Dormant: Defending against Pose-driven Human Image Animation
Jiachen Zhou, Mingsi Wang, Tianlin Li, Guozhu Meng, Kai Chen
TL;DR
Dormant tackles the misuse risk of pose-driven human image animation by applying a visually imperceptible perturbation to a single image, leading to degraded, inconsistent, and less recognizable video outputs when used as input. It introduces a four-term objective that targets both misextraction of appearance features and frame coherence (via $\mathcal{L}_{vae}$, $\mathcal{L}_{feature}$, and $\mathcal{L}_{frame}$) while enforcing perceptual similarity with $\mathcal{L}_{lpips}$, optimized through PGD under a black-box threat model with surrogate models like CLIP and ReferenceNet.
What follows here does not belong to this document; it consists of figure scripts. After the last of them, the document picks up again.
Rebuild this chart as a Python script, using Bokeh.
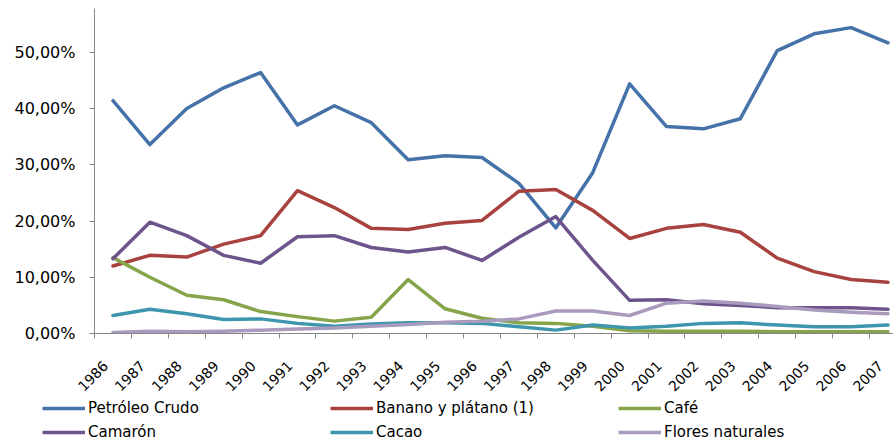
import math
from bokeh.plotting import figure
from bokeh.layouts import column, row
from bokeh.models import Range1d, FixedTicker, Legend, LegendItem
from bokeh.embed import file_html
from bokeh.resources import INLINE

years = [1986, 1987, 1988, 1989, 1990, 1991, 1992, 1993, 1994, 1995, 1996,
         1997, 1998, 1999, 2000, 2001, 2002, 2003, 2004, 2005, 2006, 2007]

petroleo = [41.4, 33.6, 40.0, 43.7, 46.4, 37.1, 40.5, 37.5, 30.9, 31.6, 31.3,
            26.7, 18.8, 28.6, 44.4, 36.8, 36.4, 38.2, 50.3, 53.3, 54.4, 51.7]
banano = [12.0, 13.9, 13.6, 15.9, 17.4, 25.4, 22.4, 18.7, 18.5, 19.6, 20.1,
          25.3, 25.6, 21.9, 16.9, 18.7, 19.4, 18.0, 13.4, 11.0, 9.6, 9.1]
cafe = [13.5, 10.0, 6.8, 6.0, 3.9, 3.0, 2.2, 2.9, 9.6, 4.4, 2.7,
        1.9, 1.8, 1.3, 0.5, 0.4, 0.4, 0.4, 0.3, 0.3, 0.3, 0.3]
camaron = [13.3, 19.8, 17.4, 13.9, 12.5, 17.2, 17.4, 15.3, 14.5, 15.3, 13.0,
           17.1, 20.8, 13.0, 5.9, 6.0, 5.3, 5.0, 4.6, 4.6, 4.6, 4.3]
cacao = [3.2, 4.3, 3.5, 2.5, 2.6, 1.8, 1.3, 1.7, 1.9, 1.9, 1.8,
         1.2, 0.6, 1.5, 1.0, 1.3, 1.8, 1.9, 1.5, 1.2, 1.2, 1.5]
flores = [0.2, 0.4, 0.3, 0.4, 0.6, 0.8, 1.0, 1.3, 1.6, 2.0, 2.2,
          2.6, 4.0, 4.0, 3.2, 5.4, 5.8, 5.4, 4.8, 4.2, 3.8, 3.5]

series_names = ["Petróleo Crudo", "Banano y plátano (1)", "Café",
                "Camarón", "Cacao", "Flores naturales"]
series_values = [petroleo, banano, cafe, camaron, cacao, flores]
series_colors = ["#4572A8", "#A8423F", "#86A44A", "#6E548D", "#3D96AE", "#A99BBD"]

y_ticks = [0.0, 0.1, 0.2, 0.3, 0.4, 0.5]
y_tick_labels = ["0,00%", "10,00%", "20,00%", "30,00%", "40,00%", "50,00%"]

idx = list(range(len(years)))

p = figure(width=893, height=400, output_backend="svg", toolbar_location=None,
           x_range=Range1d(-0.5, 21.15), y_range=Range1d(0, 0.578),
           min_border_left=94, min_border_right=0, min_border_top=8,
           min_border_bottom=67)
p.outline_line_color = None
p.xgrid.visible = False
p.ygrid.visible = False
p.background_fill_color = "white"
p.border_fill_color = "white"

for name, vals, col in zip(series_names, series_values, series_colors):
    p.line(idx, [v / 100 for v in vals], line_color=col, line_width=3.5,
           line_join="round", line_cap="round")

# x axis: boundary ticks as minor ticks, year labels (slightly left of centre)
label_pos = [i - 0.2 for i in idx]
xa = p.xaxis[0]
xa.ticker = FixedTicker(ticks=label_pos, minor_ticks=[i - 0.5 for i in idx])
xa.major_label_overrides = {t: str(y) for t, y in zip(label_pos, years)}
xa.major_tick_line_color = None
xa.minor_tick_out = 5
xa.minor_tick_in = 0
xa.minor_tick_line_color = "#868686"
xa.axis_line_color = "#868686"
xa.major_label_orientation = math.pi / 4
xa.major_label_text_font = "DejaVu Sans"
xa.major_label_text_font_size = "14px"
xa.major_label_text_color = "black"
xa.major_label_standoff = 24

# y axis
ya = p.yaxis[0]
ya.ticker = FixedTicker(ticks=y_ticks, minor_ticks=[])
ya.major_label_overrides = {t: l for t, l in zip(y_ticks, y_tick_labels)}
ya.major_tick_out = 5
ya.major_tick_in = 0
ya.major_tick_line_color = "#868686"
ya.minor_tick_line_color = None
ya.axis_line_color = "#868686"
ya.major_label_text_font = "DejaVu Sans"
ya.major_label_text_font_size = "16px"
ya.major_label_text_color = "black"
ya.major_label_standoff = 14

# legend in its own strip below the chart
pl = figure(width=893, height=44, output_backend="svg", toolbar_location=None,
            x_axis_type=None, y_axis_type=None,
            x_range=Range1d(0, 1), y_range=Range1d(-2, -1),
            min_border_left=0, min_border_right=0, min_border_top=0,
            min_border_bottom=0)
pl.outline_line_color = None
pl.xgrid.visible = False
pl.ygrid.visible = False
pl.border_fill_color = "white"

items = []
for name, vals, col in zip(series_names, series_values, series_colors):
    r = pl.line(idx, [v / 100 for v in vals], line_color=col, line_width=3.5)
    items.append(LegendItem(label=name, renderers=[r]))

legend = Legend(items=items, location=(42, 3), ncols=3, orientation="horizontal",
                glyph_width=43, glyph_height=14, label_height=14, label_width=236,
                label_standoff=3, spacing=6, padding=0, margin=0,
                border_line_color=None, background_fill_alpha=0,
                label_text_font="DejaVu Sans", label_text_font_size="15px",
                label_text_color="black")
pl.add_layout(legend, "center")

layout = column(p, row(pl), spacing=0)
open("out.html", "w").write(file_html(layout, INLINE))
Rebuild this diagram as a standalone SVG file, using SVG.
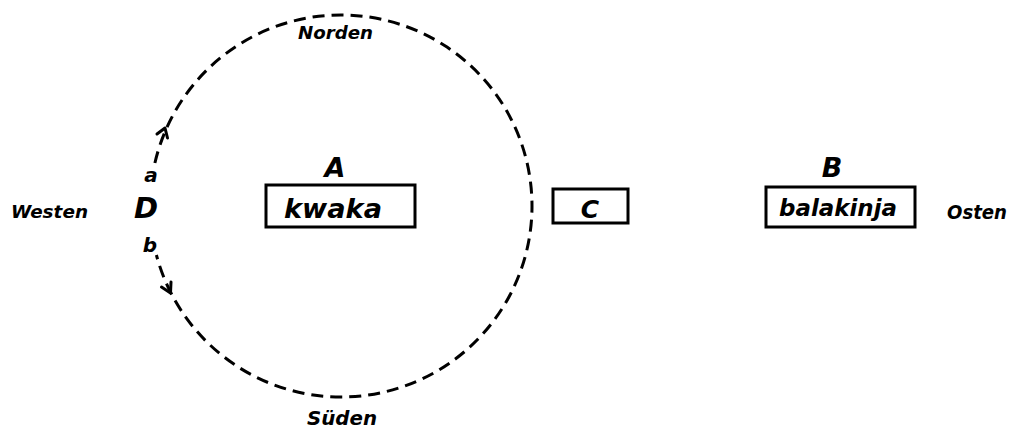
<svg xmlns="http://www.w3.org/2000/svg" width="1012" height="430" viewBox="0 0 1012 430">
<style>
text{font-family:"DejaVu Sans","Liberation Sans",sans-serif;font-weight:bold;font-style:italic;fill:#000}
.box{fill:none;stroke:#000;stroke-width:3}
.c{fill:none;stroke:#000;stroke-width:3;stroke-dasharray:12 7}
.ah{fill:none;stroke:#000;stroke-width:3;stroke-linecap:round;stroke-linejoin:round}
</style>
<rect width="1012" height="430" fill="#fff"/>
<g id="connectors">
<path class="c" d="M 154.9 163 A 191 191 0 1 1 156.4 255"/>
<polyline class="ah" points="157,134 165,128 167.5,138"/>
<polyline class="ah" points="161.5,287 170.5,293 171,282"/>
</g>
<g id="labels">
<text x="298" y="39" font-size="18" textLength="75" lengthAdjust="spacingAndGlyphs">Norden</text>
<text x="307" y="425" font-size="20" textLength="70" lengthAdjust="spacingAndGlyphs">Süden</text>
<text x="11" y="218" font-size="18" textLength="77" lengthAdjust="spacingAndGlyphs">Westen</text>
<text x="947" y="219" font-size="19" textLength="60" lengthAdjust="spacingAndGlyphs">Osten</text>
</g>
<g id="D">
<text x="151" y="182" font-size="20" text-anchor="middle">a</text>
<text x="146" y="218" font-size="29" text-anchor="middle">D</text>
<text x="150" y="252" font-size="20" text-anchor="middle">b</text>
</g>
<g id="A">
<text x="335" y="177" font-size="27" text-anchor="middle">A</text>
<rect class="box" x="266" y="185" width="149" height="42"/>
<text x="284" y="218" font-size="27" textLength="98" lengthAdjust="spacingAndGlyphs">kwaka</text>
</g>
<g id="C">
<rect class="box" x="553" y="189" width="75" height="34"/>
<text x="590" y="218" font-size="25" text-anchor="middle">C</text>
</g>
<g id="B">
<text x="832" y="177" font-size="27" text-anchor="middle">B</text>
<rect class="box" x="766" y="187" width="149" height="40"/>
<text x="779" y="216" font-size="23" textLength="118" lengthAdjust="spacingAndGlyphs">balakinja</text>
</g>
</svg>
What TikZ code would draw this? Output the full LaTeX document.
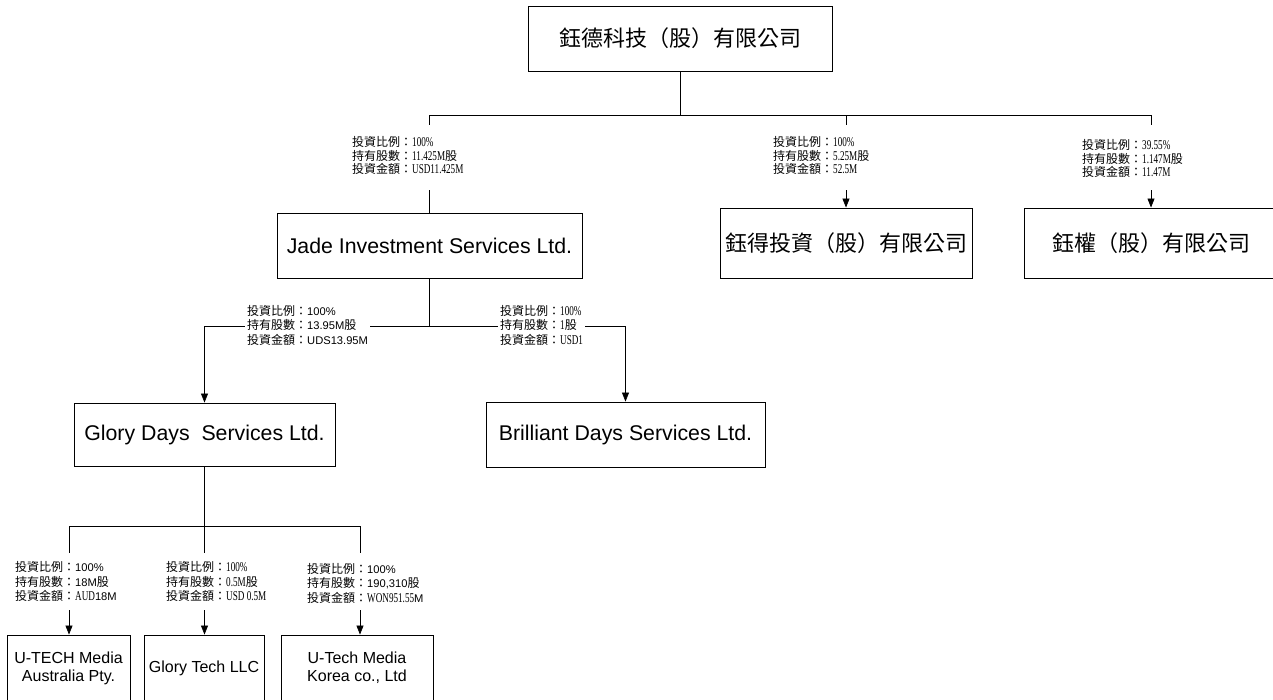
\documentclass[tikz,border=0pt]{standalone}
\usepackage{fontspec}
\setmainfont{Liberation Serif}
\newfontfamily\cjk{Noto Sans CJK TC}
\newfontfamily\arial{Liberation Sans}
\newfontfamily\nsan[Scale=0.93]{Liberation Sans}
\newfontfamily\nser[Scale=1.12,FakeStretch=0.68]{Liberation Serif}
\usetikzlibrary{arrows.meta}
\begin{document}
\begin{tikzpicture}[x=1pt,y=-1pt,
  box/.style={draw, line width=0.9pt, rectangle, inner sep=0pt, align=center},
  ebox/.style={box, font=\fontsize{21.3}{24}\selectfont\arial},
  cbox/.style={box, font=\fontsize{22}{26}\selectfont\cjk},
  sbox/.style={box, font=\fontsize{16}{18}\selectfont\arial},
  lab/.style={align=left, inner xsep=2pt, inner ysep=1pt, anchor=west, font=\fontsize{12}{13.5}\selectfont\cjk},
  labb/.style={lab, font=\fontsize{12}{14.5}\selectfont\cjk},
  conn/.style={line width=0.7pt},
  arr/.style={conn, -{Triangle[length=9pt,width=7pt]}},
]
\useasboundingbox (0,0) rectangle (1273,699);
\clip (0,0) rectangle (1273,699);

% boxes
\node[cbox, minimum width=304pt, minimum height=65pt] (top) at (680,38.5) {鈺德科技（股）有限公司};
\node[ebox, minimum width=305pt, minimum height=65pt] (jade) at (429.5,245.5) {Jade Investment Services Ltd.};
\node[cbox, minimum width=252pt, minimum height=70pt] (yd) at (846,243) {鈺得投資（股）有限公司};
\node[cbox, minimum width=254pt, minimum height=70pt] (yq) at (1151,243) {鈺權（股）有限公司};
\node[ebox, minimum width=261pt, minimum height=63pt] (glory) at (204.5,434.5) {Glory Days\ \ Services Ltd.};
\node[ebox, minimum width=279pt, minimum height=65pt] (bril) at (625.5,434.5) {Brilliant Days Services Ltd.};
\node[sbox, minimum width=123pt, minimum height=66pt] (ua) at (68.5,668) {U-TECH Media\\Australia Pty.};
\node[sbox, minimum width=120pt, minimum height=66pt] (gt) at (204,668) {Glory Tech LLC};
\node[sbox, minimum width=152pt, minimum height=66pt] (uk) at (357,668) {U-Tech Media\\Korea co., Ltd};

% top level connectors
\coordinate (tb) at (680,115);
\draw[conn] (top.south) -- (tb);
\draw[conn] (tb -| jade.north) -- (tb -| yq.north);
\foreach \n in {jade,yd,yq} \draw[conn] (tb -| \n.north) -- ++(0,10);

\node[lab] (l1) at (350,155.5) {投資比例：{\nser 100\%}\\持有股數：{\nser 11.425M}股\\投資金額：{\nser USD11.425M}};
\node[lab] (l2) at (771,155.5) {投資比例：{\nser 100\%}\\持有股數：{\nser 5.25M}股\\投資金額：{\nser 52.5M}};
\node[lab] (l3) at (1080,158.5) {投資比例：{\nser 39.55\%}\\持有股數：{\nser 1.147M}股\\投資金額：{\nser 11.47M}};

\coordinate (ta) at (0,190);
\draw[conn] (ta -| jade.north) -- (jade.north);
\draw[arr] (ta -| yd.north) -- (yd.north);
\draw[arr] (ta -| yq.north) -- (yq.north);

% Jade down
\coordinate (jb) at (429.5,326);
\draw[conn] (jade.south) -- (jb);
\draw[conn] (jb -| glory.north) -- (jb -| bril.north);
\draw[arr] (jb -| glory.north) -- (glory.north);
\draw[arr] (jb -| bril.north) -- (bril.north);
\node[labb, fill=white] (l4) at (245,325) {投資比例：{\nsan 100\%}\\持有股數：{\nsan 13.95M}股\\投資金額：{\nsan UDS13.95M}};
\node[labb, fill=white] (l5) at (498,325) {投資比例：{\nser 100\%}\\持有股數：{\nser 1}股\\投資金額：{\nser USD1}};

% Glory down
\coordinate (gb) at (204.5,526);
\coordinate (gb2) at (204.5,533);
\coordinate (xa) at (69,526);
\coordinate (xk) at (360,526);
\draw[conn] (glory.south) -- (gb2);
\draw[conn] (xa) -- (xk);
\draw[conn] (xa) -- ++(0,27);
\draw[conn] (gb) -- ++(0,27);
\draw[conn] (xk) -- ++(0,27);

\node[labb] (l6) at (13,581.5) {投資比例：{\nsan 100\%}\\持有股數：{\nsan 18M}股\\投資金額：{\nser AUD}{\nsan 18M}};
\node[labb] (l7) at (164,581.5) {投資比例：{\nser 100\%}\\持有股數：{\nser 0.5M}股\\投資金額：{\nser USD 0.5M}};
\node[labb] (l8) at (305,583) {投資比例：{\nsan 100\%}\\持有股數：{\nsan 190,310}股\\投資金額：{\nser WON951.55}{\nsan M}};

\coordinate (ba) at (0,610);
\draw[arr] (ba -| xa) -- (xa |- ua.north);
\draw[arr] (ba -| gb) -- (gb |- gt.north);
\draw[arr] (ba -| xk) -- (xk |- uk.north);
\end{tikzpicture}
\end{document}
The approach demonstrates strong protection across eight animation methods and four datasets, with robust transferability to image-to-video, image-to-image tasks, and real-world commercial services, and shows resilience under transformations and several purification attempts. Overall, Dormant provides a practical, transferable safeguard for portrait rights against state-of-the-art pose-driven video generation, with open-source artifacts for reproducibility and further research.
Abstract
Pose-driven human image animation has achieved tremendous progress, enabling the generation of vivid and realistic human videos from just one single photo. However, it conversely exacerbates the risk of image misuse, as attackers may use one available image to create videos involving politics, violence, and other illegal content. To counter this threat, we propose Dormant, a novel protection approach tailored to defend against pose-driven human image animation techniques. Dormant applies protective perturbation to one human image, preserving the visual similarity to the original but resulting in poor-quality video generation. The protective perturbation is optimized to induce misextraction of appearance features from the image and create incoherence among the generated video frames. Our extensive evaluation across 8 animation methods and 4 datasets demonstrates the superiority of Dormant over 6 baseline protection methods, leading to misaligned identities, visual distortions, noticeable artifacts, and inconsistent frames in the generated videos. Moreover, Dormant shows effectiveness on 6 real-world commercial services, even with fully black-box access.